The reissue of Moonbeams also includes three previously unreleased tracks — alternate takes of “Polka Dots and Moonbeams,” “I Fall in Love too Easily,” and “Very Early.” All are from the sessions in spring of 1962 that spawned the original album’s eight tracks.
Thelonious Monk: Misterioso
Recorded live in 1958 at the Five Spot Café in New York, Misterioso is one of two albums to emerge from the Five Spot dates — the other being Thelonious in Action — that introduced the world to the quartet format that defined the remainder of Monk’s career. Monk’s lineup throughout this recording includes tenor saxophonist Johnny Griffin, bassist Ahmed Abdul-Malik and drummer Roy Haynes. Art Blakey sits in on drums in one of the reissue’s three bonus tracks, a medley of “Bye-Ya” and “Epistrophy.”
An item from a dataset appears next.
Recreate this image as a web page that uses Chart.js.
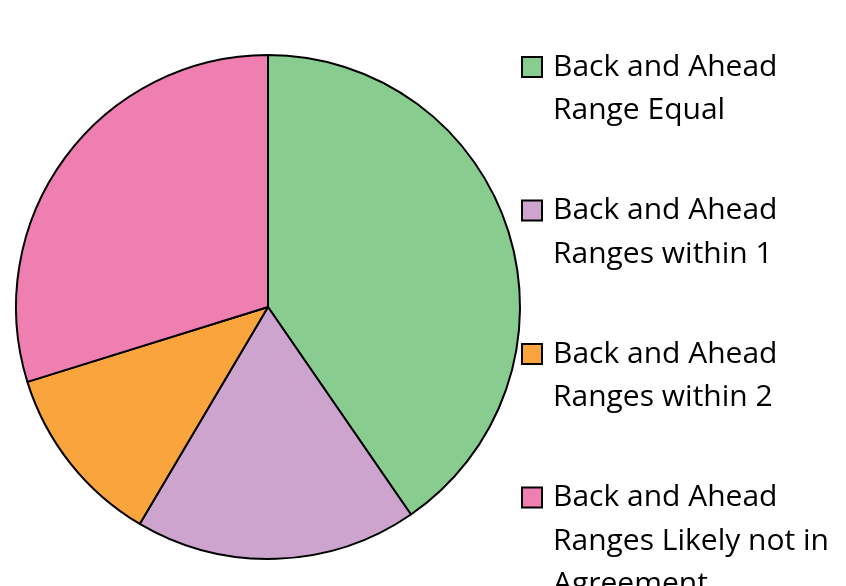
<!DOCTYPE html>
<html>
<head>
<meta charset="utf-8">
<script src="https://cdn.jsdelivr.net/npm/chart.js@4"></script>
<style>
  html, body { margin: 0; padding: 0; background: #fff; overflow: hidden; }
  #wrap { width: 846px; height: 586px; position: relative; }
</style>
</head>
<body>
<div id="wrap"><canvas id="rangeChart"></canvas></div>
<script>
// slice labels, each split into the lines shown in the legend
const categories = [
  ['Back and Ahead', 'Range Equal'],
  ['Back and Ahead', 'Ranges within 1'],
  ['Back and Ahead', 'Ranges within 2'],
  ['Back and Ahead', 'Ranges Likely not in', 'Agreement']
];
const shares = [40.4, 18.1, 11.7, 29.8];
const sliceColors = ['#88CD8F', '#CCA4CD', '#F9A43C', '#F07FB1'];

// legend drawn by hand so the labels can wrap like the original
const wrappedLegend = {
  id: 'wrappedLegend',
  afterDraw(chart) {
    const ctx = chart.ctx;
    const ds = chart.data.datasets[0];
    const left = 522, box = 20, textX = 553;
    const firstY = 67, step = 143.5, lineH = 43.5;
    ctx.save();
    ctx.font = '30px "Open Sans", sans-serif';
    ctx.textBaseline = 'middle';
    ctx.fillStyle = '#000';
    chart.data.labels.forEach((lines, i) => {
      const y = firstY + i * step;
      ctx.fillStyle = ds.backgroundColor[i];
      ctx.fillRect(left, y - box / 2, box, box);
      ctx.lineWidth = 2;
      ctx.strokeStyle = '#000';
      ctx.strokeRect(left, y - box / 2, box, box);
      ctx.fillStyle = '#000';
      lines.forEach((line, j) => {
        ctx.fillText(line, textX, y + j * lineH);
      });
    });
    ctx.restore();
  }
};

new Chart(document.getElementById('rangeChart'), {
  type: 'pie',
  data: {
    labels: categories,
    datasets: [{
      data: shares,
      backgroundColor: sliceColors,
      borderColor: '#000',
      borderWidth: 2
    }]
  },
  options: {
    responsive: true,
    maintainAspectRatio: false,
    animation: false,
    layout: {
      padding: { left: 15, top: 54, right: 325, bottom: 26 }
    },
    plugins: {
      legend: { display: false },
      tooltip: { enabled: false }
    }
  },
  plugins: [wrappedLegend]
});
</script>
</body>
</html>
The album takes its title from a composition composed by Monk in 1948, says Neil Tesser in his new liner notes. “The word itself, from the Latin, means ‘in a mysterious manner,’ you find it used most often as a musical direction in classical music scores. But by the time Monk’s quartet recorded this music in performance, a decade after its studio debut, ‘Misterioso’ had largely come to identify Monk himself.”
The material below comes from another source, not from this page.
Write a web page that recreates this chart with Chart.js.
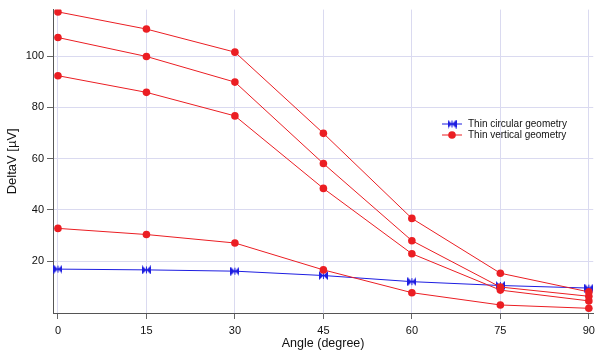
<!DOCTYPE html>
<html>
<head>
<meta charset="utf-8">
<script src="https://cdn.jsdelivr.net/npm/chart.js@4"></script>
<style>
  html, body { margin: 0; padding: 0; background: #fff; }
  #wrap { width: 600px; height: 352px; }
</style>
</head>
<body>
<div id="wrap"><canvas id="deltav_chart" width="600" height="352"></canvas></div>
<script>
const angles = [0, 15, 30, 45, 60, 75, 90];
const circular = [16.9, 16.6, 16.1, 14.4, 12.0, 10.5, 9.5];
const vertical1 = [117.3, 110.6, 101.6, 69.9, 36.7, 15.3, 8.0];
const vertical2 = [107.3, 99.9, 89.9, 58.1, 28.0, 9.9, 6.3];
const vertical3 = [92.4, 85.9, 76.7, 48.4, 22.9, 8.7, 4.5];
const vertical4 = [32.8, 30.4, 27.1, 16.6, 7.7, 2.9, 1.6];
const xTicks = [0, 15, 30, 45, 60, 75, 90];
const yTicks = [20, 40, 60, 80, 100];

const FONT = "'Liberation Sans', Arial, sans-serif";
const RED = "rgb(235, 30, 35)";
const BLUE = "rgb(30, 30, 225)";

// bowtie marker used by the circular geometry curve
function bowtie(color) {
  const c = document.createElement("canvas");
  c.width = 9;
  c.height = 9;
  const g = c.getContext("2d");
  g.fillStyle = color;
  g.beginPath();
  g.moveTo(0, 0); g.lineTo(4.5, 4.5); g.lineTo(0, 9); g.closePath();
  g.moveTo(9, 0); g.lineTo(4.5, 4.5); g.lineTo(9, 9); g.closePath();
  g.fill();
  g.fillRect(4, 1, 1, 7);
  return c;
}
const bowtieMark = bowtie(BLUE);

const pts = (ys) => angles.map((a, i) => ({ x: a, y: ys[i] }));

const redSet = (label, ys) => ({
  label: label,
  data: pts(ys),
  borderColor: RED,
  backgroundColor: RED,
  borderWidth: 1,
  pointRadius: 3.8,
  pointBorderWidth: 0,
  pointStyle: "circle",
  order: 0,
});

// legend drawn inside the plot area
const innerLegend = {
  id: "innerLegend",
  afterDatasetsDraw(chart) {
    const ctx = chart.ctx;
    const rows = [
      { ds: chart.data.datasets[0], y: 124 },
      { ds: chart.data.datasets[1], y: 135 },
    ];
    ctx.save();
    ctx.font = "10px " + FONT;
    ctx.textBaseline = "middle";
    ctx.fillStyle = "#111";
    rows.forEach((r) => {
      ctx.strokeStyle = r.ds.borderColor;
      ctx.lineWidth = 1;
      ctx.beginPath();
      ctx.moveTo(442, r.y);
      ctx.lineTo(462, r.y);
      ctx.stroke();
      if (r.ds.pointStyle instanceof HTMLCanvasElement) {
        ctx.drawImage(r.ds.pointStyle, 452 - 4.5, r.y - 4.5);
      } else {
        ctx.fillStyle = r.ds.backgroundColor;
        ctx.beginPath();
        ctx.arc(452, r.y, 3.8, 0, Math.PI * 2);
        ctx.fill();
      }
      ctx.fillStyle = "#111";
      ctx.fillText(r.ds.label, 468, r.y);
    });
    ctx.restore();
  },
};

const ctx = document.getElementById("deltav_chart").getContext("2d");
const myChart = new Chart(ctx, {
  type: "line",
  data: {
    datasets: [
      {
        label: "Thin circular geometry",
        data: pts(circular),
        borderColor: BLUE,
        backgroundColor: BLUE,
        borderWidth: 1,
        pointStyle: bowtieMark,
        pointRadius: 4.5,
        order: 1,
      },
      redSet("Thin vertical geometry", vertical1),
      redSet("Thin vertical geometry 2", vertical2),
      redSet("Thin vertical geometry 3", vertical3),
      redSet("Thin vertical geometry 4", vertical4),
    ],
  },
  options: {
    responsive: false,
    animation: false,
    layout: { padding: { top: 4, right: 3, left: 0, bottom: 0 } },
    plugins: {
      legend: { display: false },
      tooltip: { enabled: false },
    },
    scales: {
      x: {
        type: "linear",
        min: -0.84,
        max: 90.75,
        afterBuildTicks: (scale) => {
          scale.ticks = xTicks.map((v) => ({ value: v }));
        },
        afterFit: (scale) => {
          scale.height = 39;
        },
        grid: {
          color: "rgb(218, 218, 240)",
          tickColor: "#666",
          tickLength: 6,
        },
        border: { color: "#555", width: 1 },
        ticks: {
          color: "#111",
          padding: 5,
          maxRotation: 0,
          font: { family: FONT, size: 11 },
        },
        title: {
          display: true,
          text: "Angle (degree)",
          color: "#111",
          padding: { top: 0, bottom: 1 },
          font: { family: FONT, size: 12.5 },
        },
      },
      y: {
        min: -0.23,
        max: 118.2,
        afterBuildTicks: (scale) => {
          scale.ticks = yTicks.map((v) => ({ value: v }));
        },
        afterFit: (scale) => {
          scale.width = 53;
        },
        grid: {
          color: "rgb(218, 218, 240)",
          tickColor: "#666",
          tickLength: 6,
        },
        border: { color: "#555", width: 1 },
        ticks: {
          color: "#111",
          padding: 3,
          font: { family: FONT, size: 11 },
        },
        title: {
          display: true,
          text: "DeltaV [µV]",
          color: "#111",
          padding: { top: 5, bottom: 0 },
          font: { family: FONT, size: 13 },
        },
      },
    },
  },
  plugins: [innerLegend],
});
</script>
</body>
</html>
“This is an all-time classic live Thelonious Monk record,” says Phillips. “It includes spirited live performances of a number of his classic compositions, including ‘Nutty,’ ‘In Walked Bud’ and of course the title track. And then, with the bonus tracks, you also have some other Monk classics, with ‘Evidence,’ ‘’Round Midnight’ and ‘Epistrophy.’ It’s an indelible snapshot of Monk live in the late ‘50s.”
Charlie Parker, Dizzy Gillespie, Bud Powell, Max Roach, Charles Mingus: The Quintet: Jazz at Massey Hall
As the title clearly states, this album was recorded live at Massey Hall in Toronto, Canada, in May 1953. This summit of modern jazz titans — held in a concert hall three-quarters empty — is considered by many to be the greatest jazz concert ever. The music survives thanks to the foresight of Charles Mingus, who, along with Max Roach, taped the performance and subsequently issued it on Mingus’ own new label, Debut.
“Whether you are familiar or not with these performances, rest assured that one does not need to dig for moments that remain impressive and fresh, or that reveal the personality of each player in their prime,” says jazz journalist Ashley Khan in his new liner notes to the reissue. “It seems all worlds of music — rock, blues, R&B, soul, hip-hop and others — are able to point to impromptu get-togethers as proud moments in their timelines, encounters that were recorded and created music of lasting impression. In the jazz tradition, there are a few, but none that has been revered for as long as Jazz at Massey Hall.”
Phillips notes the importance of remembering that the Massey Hall date captured in this recording was not a rehearsed gathering, but rather a one-time-only concert event. “It’s a perfect example of what can happen when musicians of this caliber come together and just play! It’s the very definition of an all-time classic, and each and every musician on this recording is a true legend of jazz.”